Listant les manquements qu’il a observés dans l’action des autorités françaises, il s’inquiète notamment du "sentiment d’impunité" qui semble dominer chez les policiers.

Pour ce qui relève de la justice, le commissaire dénonce "la constante croissance" des textes de loi "dans une dimension telle que les professionnels du droit n’arrivent plus à suivre".

Il note aussi le manque de moyens dont disposent les tribunaux et souhaite "l’élargissement du rôle de l’avocat en garde à vue".

Quant aux reconduites à la frontière, il juge "choquante" la volonté affichée par le ministre de l’Intérieur, Nicolas Sarkozy, d’en doubler le nombre. "Le fait d’énoncer des quotas est une pratique choquante" qui favorise "nombre d’abus", dit-il.

La publication de ce rapport intervient alors que l’affaire d’Outreau a mis en évidence les lacunes du système judiciaire et initié un vaste débat sur ses possibles réformes.

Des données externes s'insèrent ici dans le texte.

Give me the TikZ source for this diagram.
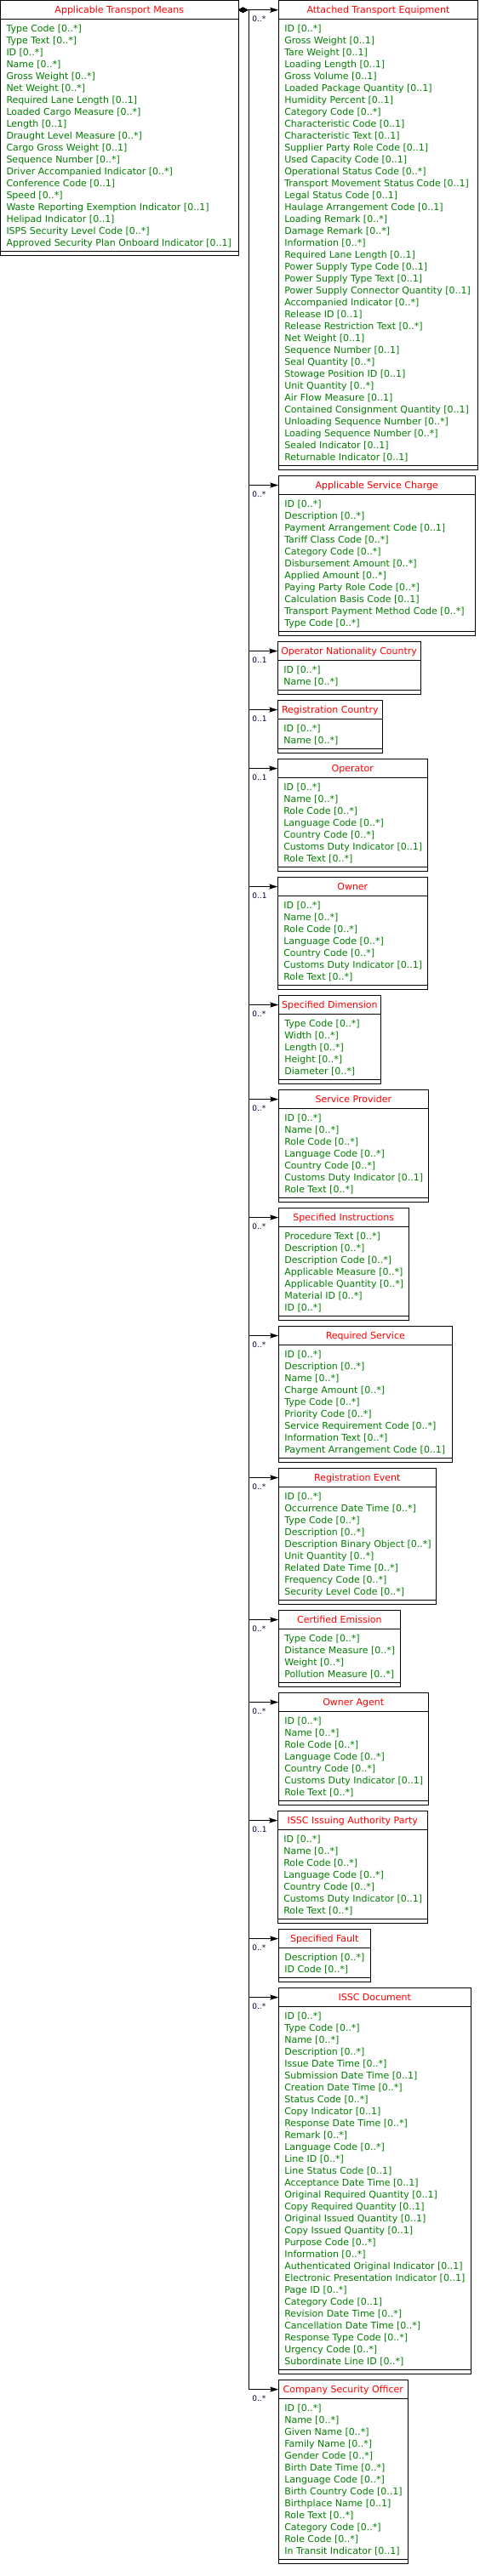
\documentclass[tikz,border=0pt]{standalone}
\usepackage{fontspec}
\setmainfont{DejaVu Sans}
\usetikzlibrary{arrows.meta,calc}
\definecolor{ttl}{RGB}{255,0,0}
\definecolor{att}{RGB}{0,128,0}
\definecolor{mlt}{RGB}{0,0,64}
\tikzset{
 box/.style={draw, line width=1pt, inner sep=0pt, outer sep=0pt, rectangle},
 titlebox/.style={box, minimum height=22.5pt, text=ttl, font=\fontsize{11}{14}\selectfont, text height=7.5pt, text depth=0.5pt},
 bodybox/.style={box},
 opsbox/.style={box, minimum height=5pt},
 attr/.style={text=att, font=\fontsize{11}{14}\selectfont, inner sep=0pt, outer sep=0pt},
 mult/.style={text=mlt, font=\fontsize{9}{10}\selectfont, inner sep=0pt, outer sep=0pt},
 conn/.style={line width=1pt, {Diamond[length=11pt,width=6pt]}-{Stealth[length=10pt,width=6pt,inset=1.5pt]}},
}
% #1 name #2 xl #3 xr #4 top #5 n #6 title #7 attrs
\newcommand\umlclass[7]{%
 \pgfmathsetmacro\ubodyh{20.5+14*(#5-1)}%
 \pgfmathsetmacro\uwidth{#3-#2}%
 \node[titlebox, minimum width=\uwidth pt, anchor=north west] (#1) at (#2,#4) {#6};
 \node[bodybox, minimum width=\uwidth pt, minimum height=\ubodyh pt, anchor=north west] (#1-body) at (#1.south west) {};
 \node[opsbox, minimum width=\uwidth pt, anchor=north west] (#1-ops) at (#1-body.south west) {};
 \foreach \t [count=\i] in {#7} {\node[attr, anchor=base west] (#1-a\i) at ({#2+7},{#4+37+14*(\i-1)}) {\t};}
}
\newcommand\uconn[2]{%
 \draw[conn] (atm.east) -- (atm.east -| trunk) |- (#1.west);
 \node[mult, anchor=base west] (#1-m) at ($(trunk |- #1.west)+(4,14)$) {#2};
}
\begin{document}
\begin{tikzpicture}[x=1pt,y=-1pt]
\path[use as bounding box, fill=white] (0,0) rectangle (564,3029);
\coordinate (trunk) at (292.3,0);
\umlclass{atm}{0.5}{280}{0.5}{19}{Applicable Transport Means}{Type Code [0..*], Type Text [0..*], ID [0..*], Name [0..*], Gross Weight [0..*], Net Weight [0..*], Required Lane Length [0..1], Loaded Cargo Measure [0..*], Length [0..1], Draught Level Measure [0..*], Cargo Gross Weight [0..1], Sequence Number [0..*], Driver Accompanied Indicator [0..*], Conference Code [0..1], Speed [0..*], Waste Reporting Exemption Indicator [0..1], Helipad Indicator [0..1], ISPS Security Level Code [0..*], Approved Security Plan Onboard Indicator [0..1]}
\umlclass{ate}{327.3}{561.5}{0.5}{37}{Attached Transport Equipment}{ID [0..*], Gross Weight [0..1], Tare Weight [0..1], Loading Length [0..1], Gross Volume [0..1], Loaded Package Quantity [0..1], Humidity Percent [0..1], Category Code [0..*], Characteristic Code [0..1], Characteristic Text [0..1], Supplier Party Role Code [0..1], Used Capacity Code [0..1], Operational Status Code [0..*], Transport Movement Status Code [0..1], Legal Status Code [0..1], Haulage Arrangement Code [0..1], Loading Remark [0..*], Damage Remark [0..*], Information [0..*], Required Lane Length [0..1], Power Supply Type Code [0..1], Power Supply Type Text [0..1], Power Supply Connector Quantity [0..1], Accompanied Indicator [0..*], Release ID [0..1], Release Restriction Text [0..*], Net Weight [0..1], Sequence Number [0..1], Seal Quantity [0..*], Stowage Position ID [0..1], Unit Quantity [0..*], Air Flow Measure [0..1], Contained Consignment Quantity [0..1], Unloading Sequence Number [0..*], Loading Sequence Number [0..*], Sealed Indicator [0..1], Returnable Indicator [0..1]}
\umlclass{asc}{327.3}{558.3}{559.3}{11}{Applicable Service Charge}{ID [0..*], Description [0..*], Payment Arrangement Code [0..1], Tariff Class Code [0..*], Category Code [0..*], Disbursement Amount [0..*], Applied Amount [0..*], Paying Party Role Code [0..*], Calculation Basis Code [0..1], Transport Payment Method Code [0..*], Type Code [0..*]}
\umlclass{onc}{326.3}{494}{754.3}{2}{Operator Nationality Country}{ID [0..*], Name [0..*]}
\umlclass{rc}{326.3}{449.3}{823.3}{2}{Registration Country}{ID [0..*], Name [0..*]}
\umlclass{op}{326.3}{502.3}{892.3}{7}{Operator}{ID [0..*], Name [0..*], Role Code [0..*], Language Code [0..*], Country Code [0..*], Customs Duty Indicator [0..1], Role Text [0..*]}
\umlclass{ow}{326.3}{502.3}{1031.3}{7}{Owner}{ID [0..*], Name [0..*], Role Code [0..*], Language Code [0..*], Country Code [0..*], Customs Duty Indicator [0..1], Role Text [0..*]}
\umlclass{sd}{327.3}{447.3}{1170.3}{5}{Specified Dimension}{Type Code [0..*], Width [0..*], Length [0..*], Height [0..*], Diameter [0..*]}
\umlclass{sp}{327.3}{503.3}{1281.3}{7}{Service Provider}{ID [0..*], Name [0..*], Role Code [0..*], Language Code [0..*], Country Code [0..*], Customs Duty Indicator [0..1], Role Text [0..*]}
\umlclass{si}{327.3}{480.3}{1420.3}{7}{Specified Instructions}{Procedure Text [0..*], Description [0..*], Description Code [0..*], Applicable Measure [0..*], Applicable Quantity [0..*], Material ID [0..*], ID [0..*]}
\umlclass{rs}{327.3}{531.3}{1559.3}{9}{Required Service}{ID [0..*], Description [0..*], Name [0..*], Charge Amount [0..*], Type Code [0..*], Priority Code [0..*], Service Requirement Code [0..*], Information Text [0..*], Payment Arrangement Code [0..1]}
\umlclass{re}{327.3}{512.3}{1726.3}{9}{Registration Event}{ID [0..*], Occurrence Date Time [0..*], Type Code [0..*], Description [0..*], Description Binary Object [0..*], Unit Quantity [0..*], Related Date Time [0..*], Frequency Code [0..*], Security Level Code [0..*]}
\umlclass{ce}{327.3}{470.3}{1893.3}{4}{Certified Emission}{Type Code [0..*], Distance Measure [0..*], Weight [0..*], Pollution Measure [0..*]}
\umlclass{oa}{327.3}{503.3}{1990.3}{7}{Owner Agent}{ID [0..*], Name [0..*], Role Code [0..*], Language Code [0..*], Country Code [0..*], Customs Duty Indicator [0..1], Role Text [0..*]}
\umlclass{iap}{326.3}{502.3}{2129.3}{7}{ISSC Issuing Authority Party}{ID [0..*], Name [0..*], Role Code [0..*], Language Code [0..*], Country Code [0..*], Customs Duty Indicator [0..1], Role Text [0..*]}
\umlclass{sf}{327.3}{435.3}{2268.3}{2}{Specified Fault}{Description [0..*], ID Code [0..*]}
\umlclass{doc}{327.3}{553.3}{2337.3}{30}{ISSC Document}{ID [0..*], Type Code [0..*], Name [0..*], Description [0..*], Issue Date Time [0..*], Submission Date Time [0..1], Creation Date Time [0..*], Status Code [0..*], Copy Indicator [0..1], Response Date Time [0..*], Remark [0..*], Language Code [0..*], Line ID [0..*], Line Status Code [0..1], Acceptance Date Time [0..1], Original Required Quantity [0..1], Copy Required Quantity [0..1], Original Issued Quantity [0..1], Copy Issued Quantity [0..1], Purpose Code [0..*], Information [0..*], Authenticated Original Indicator [0..1], Electronic Presentation Indicator [0..1], Page ID [0..*], Category Code [0..1], Revision Date Time [0..*], Cancellation Date Time [0..*], Response Type Code [0..*], Urgency Code [0..*], Subordinate Line ID [0..*]}
\umlclass{cso}{327.3}{479.3}{2798.3}{13}{Company Security Officer}{ID [0..*], Name [0..*], Given Name [0..*], Family Name [0..*], Gender Code [0..*], Birth Date Time [0..*], Language Code [0..*], Birth Country Code [0..1], Birthplace Name [0..1], Role Text [0..*], Category Code [0..*], Role Code [0..*], In Transit Indicator [0..1]}
\uconn{ate}{0..*}
\uconn{asc}{0..*}
\uconn{onc}{0..1}
\uconn{rc}{0..1}
\uconn{op}{0..1}
\uconn{ow}{0..1}
\uconn{sd}{0..*}
\uconn{sp}{0..*}
\uconn{si}{0..*}
\uconn{rs}{0..*}
\uconn{re}{0..*}
\uconn{ce}{0..*}
\uconn{oa}{0..*}
\uconn{iap}{0..1}
\uconn{sf}{0..*}
\uconn{doc}{0..*}
\uconn{cso}{0..*}
\end{tikzpicture}
\end{document}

"Bien sûr qu’il y a une question de moyens, bien sûr qu’il y a une question de surpopulation carcérale qui est liée aussi à la détention provisoire, bien sûr qu’il y a une question de carte judiciaire, il va falloir aussi que les politiques se mettent en cause là-dessus", a déclaré le rapporteur de la commission d’enquête parlementaire sur l’affaire d’Outreau, le député UMP Philippe Houillon, invité sur Europe 1 à réagir au rapport Gil-Robles.

Le rapport d’une centaine de pages sera rendu public mercredi après avoir été présenté au comité des ministres et à l’assemblée parlementaire du Conseil de l’Europe.

"Issu d’une visite de seize jours effectuée en France en septembre dernier, il énonce une série de recommandations - plus de 70 - auxquelles le gouvernement doit répondre", précise Le Parisien.